2.Everything is fucking expensive.
3.My hostel seems to be deader than a doornail, even though they claim to be full.
4. The Canadian guy that just checked in is a wanker.
5. I want to be back in Helsinki.
6.My phone doesn't work here and it's really fucking me off because I don't know why.
7. I think I am cranky because I'm all alone, even though the sun is shining in Copenhagen and it's a beautiful city, with beautiful people, and beautiful shops and buildings, and I should be happy.
8. I need to do washing and the nearest laundrymat is a 20 minute walk away.
9. The only thing I could smell for about 2 hours after I checked in was cheap men's spray on deoderant because I am sharing a room with 7 boys, and an old American librarian from Denver, Colorado that wanted to share his life history with me as I was settling into the room. Do I sound thrilled? No? Probably because I'm not.
10. As for point 10, apparently this is the only bed that was free for 3 continuous nights. Mixed dorm, poo.
11. I hate my suitcase more than I hate being by myself.
12. Re-reading point number 8 makes me even more annoyed.
13. My ears are still trying to clear themselves up after the bashing they took on the flight over here.

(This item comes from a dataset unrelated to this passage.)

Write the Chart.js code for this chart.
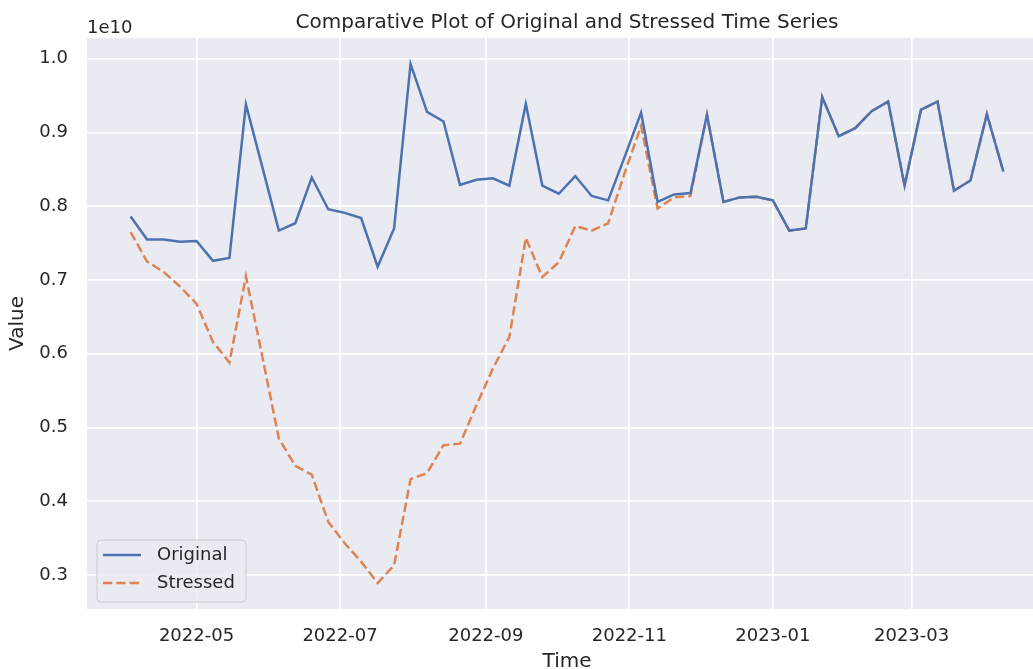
<!DOCTYPE html>
<html lang="en">
<head>
    <meta charset="UTF-8">
    <title>Comparative Plot of Original and Stressed Time Series</title>
    <script src="https://cdn.jsdelivr.net/npm/chart.js"></script>
    <style>
        html, body { margin: 0; padding: 0; background: #fff; overflow: hidden; width: 1033px; height: 669px; }
        canvas { display: block; }
    </style>
</head>
<body>

    <canvas id="chart" width="1060" height="690"></canvas>

    <script>
    // weekly dates (Sundays)
    const dates = [
        '2022-04-03', '2022-04-10', '2022-04-17', '2022-04-24', '2022-05-01', '2022-05-08',
        '2022-05-15', '2022-05-22', '2022-05-29', '2022-06-05', '2022-06-12', '2022-06-19',
        '2022-06-26', '2022-07-03', '2022-07-10', '2022-07-17', '2022-07-24', '2022-07-31',
        '2022-08-07', '2022-08-14', '2022-08-21', '2022-08-28', '2022-09-04', '2022-09-11',
        '2022-09-18', '2022-09-25', '2022-10-02', '2022-10-09', '2022-10-16', '2022-10-23',
        '2022-10-30', '2022-11-06', '2022-11-13', '2022-11-20', '2022-11-27', '2022-12-04',
        '2022-12-11', '2022-12-18', '2022-12-25', '2023-01-01', '2023-01-08', '2023-01-15',
        '2023-01-22', '2023-01-29', '2023-02-05', '2023-02-12', '2023-02-19', '2023-02-26',
        '2023-03-05', '2023-03-12', '2023-03-19', '2023-03-26', '2023-04-02', '2023-04-09'
    ];

    const original = [
        7.86e9, 7.55e9, 7.55e9, 7.52e9, 7.53e9, 7.26e9, 7.30e9, 9.38e9, 8.53e9, 7.67e9,
        7.77e9, 8.39e9, 7.96e9, 7.91e9, 7.84e9, 7.18e9, 7.70e9, 9.93e9, 9.28e9, 9.15e9,
        8.29e9, 8.36e9, 8.38e9, 8.28e9, 9.39e9, 8.28e9, 8.17e9, 8.41e9, 8.14e9, 8.08e9,
        8.67e9, 9.27e9, 8.06e9, 8.16e9, 8.18e9, 9.24e9, 8.06e9, 8.12e9, 8.13e9, 8.08e9,
        7.67e9, 7.70e9, 9.48e9, 8.95e9, 9.06e9, 9.29e9, 9.42e9, 8.28e9, 9.31e9, 9.42e9,
        8.21e9, 8.35e9, 9.25e9, 8.47e9
    ];

    const stressed = [
        7.65e9, 7.25e9, 7.11e9, 6.91e9, 6.68e9, 6.16e9, 5.88e9, 7.05e9, 5.96e9, 4.85e9,
        4.48e9, 4.36e9, 3.72e9, 3.43e9, 3.18e9, 2.89e9, 3.13e9, 4.30e9, 4.38e9, 4.76e9,
        4.78e9, 5.30e9, 5.80e9, 6.23e9, 7.57e9, 7.04e9, 7.24e9, 7.73e9, 7.67e9, 7.77e9,
        8.45e9, 9.09e9, 7.97e9, 8.12e9, 8.14e9, 9.24e9, 8.06e9, 8.12e9, 8.13e9, 8.08e9,
        7.67e9, 7.70e9, 9.48e9, 8.95e9, 9.06e9, 9.29e9, 9.42e9, 8.28e9, 9.31e9, 9.42e9,
        8.21e9, 8.35e9, 9.25e9, 8.47e9
    ];

    const monthTicks = ['2022-05', '2022-07', '2022-09', '2022-11', '2023-01', '2023-03'];
    const yTicks = [0.3e10, 0.4e10, 0.5e10, 0.6e10, 0.7e10, 0.8e10, 0.9e10, 1.0e10];

    const FONT = "'DejaVu Sans', 'Liberation Sans', sans-serif";
    const TEXT = '#262626';

    // matplotlib style 5% margins
    const tFirst = Date.parse(dates[0]);
    const tLast = Date.parse(dates[dates.length - 1]);
    const xPad = (tLast - tFirst) * 0.05;
    const yMin = Math.min(...original, ...stressed);
    const yMax = Math.max(...original, ...stressed);
    const yPad = (yMax - yMin) * 0.05;

    function points(values) {
        return dates.map((d, i) => ({ x: Date.parse(d), y: values[i] }));
    }

    const facePlugin = {
        id: 'face',
        beforeDraw(chart) {
            const { ctx, chartArea: a } = chart;
            ctx.save();
            ctx.fillStyle = '#EAEAF2';
            ctx.fillRect(a.left, a.top, a.right - a.left, a.bottom - a.top);
            ctx.restore();
        }
    };

    const textPlugin = {
        id: 'texts',
        afterDraw(chart) {
            const { ctx, chartArea: a } = chart;
            ctx.save();
            ctx.fillStyle = TEXT;
            ctx.font = '20px ' + FONT;
            ctx.textAlign = 'center';
            ctx.textBaseline = 'alphabetic';
            ctx.fillText('Comparative Plot of Original and Stressed Time Series', (a.left + a.right) / 2, a.top - 10);

            ctx.font = '18px ' + FONT;
            ctx.textAlign = 'left';
            ctx.fillText('1e10', a.left, a.top - 5);

            // legend, lower left
            const bx = a.left + 10, by = a.bottom - 69, bw = 149, bh = 62;
            ctx.beginPath();
            ctx.roundRect(bx, by, bw, bh, 4);
            ctx.fillStyle = 'rgba(234,234,242,0.8)';
            ctx.fill();
            ctx.strokeStyle = '#cccccc';
            ctx.lineWidth = 1;
            ctx.stroke();

            chart.data.datasets.forEach((ds, i) => {
                const yy = by + 15 + i * 28;
                ctx.beginPath();
                ctx.setLineDash(ds.borderDash || []);
                ctx.strokeStyle = ds.borderColor;
                ctx.lineWidth = ds.borderWidth;
                ctx.moveTo(bx + 6, yy);
                ctx.lineTo(bx + 44, yy);
                ctx.stroke();
                ctx.setLineDash([]);
                ctx.fillStyle = TEXT;
                ctx.textBaseline = 'middle';
                ctx.fillText(ds.label, bx + 60, yy);
            });
            ctx.restore();
        }
    };

    const ctx = document.getElementById('chart').getContext('2d');
    const myChart = new Chart(ctx, {
        type: 'line',
        data: {
            datasets: [
                {
                    label: 'Original',
                    data: points(original),
                    borderColor: '#4C72B0',
                    borderWidth: 2.5,
                    pointRadius: 0,
                    tension: 0,
                    fill: false
                },
                {
                    label: 'Stressed',
                    data: points(stressed),
                    borderColor: '#DD8452',
                    borderWidth: 2.5,
                    borderDash: [9.3, 4],
                    pointRadius: 0,
                    tension: 0,
                    fill: false
                }
            ]
        },
        options: {
            responsive: false,
            animation: false,
            devicePixelRatio: 1,
            layout: { padding: { top: 38, right: 13, left: 0, bottom: 0 } },
            plugins: {
                legend: { display: false },
                title: { display: false },
                tooltip: { enabled: false }
            },
            scales: {
                x: {
                    type: 'linear',
                    min: tFirst - xPad,
                    max: tLast + xPad,
                    grid: { color: '#ffffff', lineWidth: 1.7, drawTicks: false },
                    border: { display: false },
                    afterBuildTicks: s => { s.ticks = monthTicks.map(m => ({ value: Date.parse(m + '-01') })); },
                    afterFit: s => { s.height = 81; },
                    ticks: {
                        autoSkip: false,
                        maxRotation: 0,
                        padding: 17,
                        color: TEXT,
                        font: { family: FONT, size: 18 },
                        callback: v => {
                            const d = new Date(v);
                            return d.getUTCFullYear() + '-' + String(d.getUTCMonth() + 1).padStart(2, '0');
                        }
                    },
                    title: {
                        display: true,
                        text: 'Time',
                        color: TEXT,
                        font: { family: FONT, size: 20 },
                        padding: { top: 0, bottom: 16 }
                    }
                },
                y: {
                    min: yMin - yPad,
                    max: yMax + yPad,
                    grid: { color: '#ffffff', lineWidth: 1.7, drawTicks: false },
                    border: { display: false },
                    afterBuildTicks: s => { s.ticks = yTicks.map(v => ({ value: v })); },
                    afterFit: s => { s.width = 87; },
                    ticks: {
                        padding: 19,
                        color: TEXT,
                        font: { family: FONT, size: 18 },
                        callback: v => (v / 1e10).toFixed(1)
                    },
                    title: {
                        display: true,
                        text: 'Value',
                        color: TEXT,
                        font: { family: FONT, size: 20 },
                        padding: { top: 6, bottom: 0 }
                    }
                }
            }
        },
        plugins: [facePlugin, textPlugin]
    });
    </script>
</body>
</html>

14. KFC still uses their old branding here. It's retro.
15. Burger King are offering hamburgers for 10 DKK. Approx $2.40. I might be on a Burger King diet for the next 3 days as even a hot dog costs twice this much. To put it into perspective, I bought a bus ticket from the airport to the city and it cost 35 DKK, and an ice tea cost me 25 DKK. I spent almost $15 on a bus ticket and a drink. That would have at least got me a hamburger in Helsinki.
16. I acknowledge this has been a whingey post, but I don't care.

Hopefully I will feel better tomorrow after I eat and check out this jazz club at the end of the street.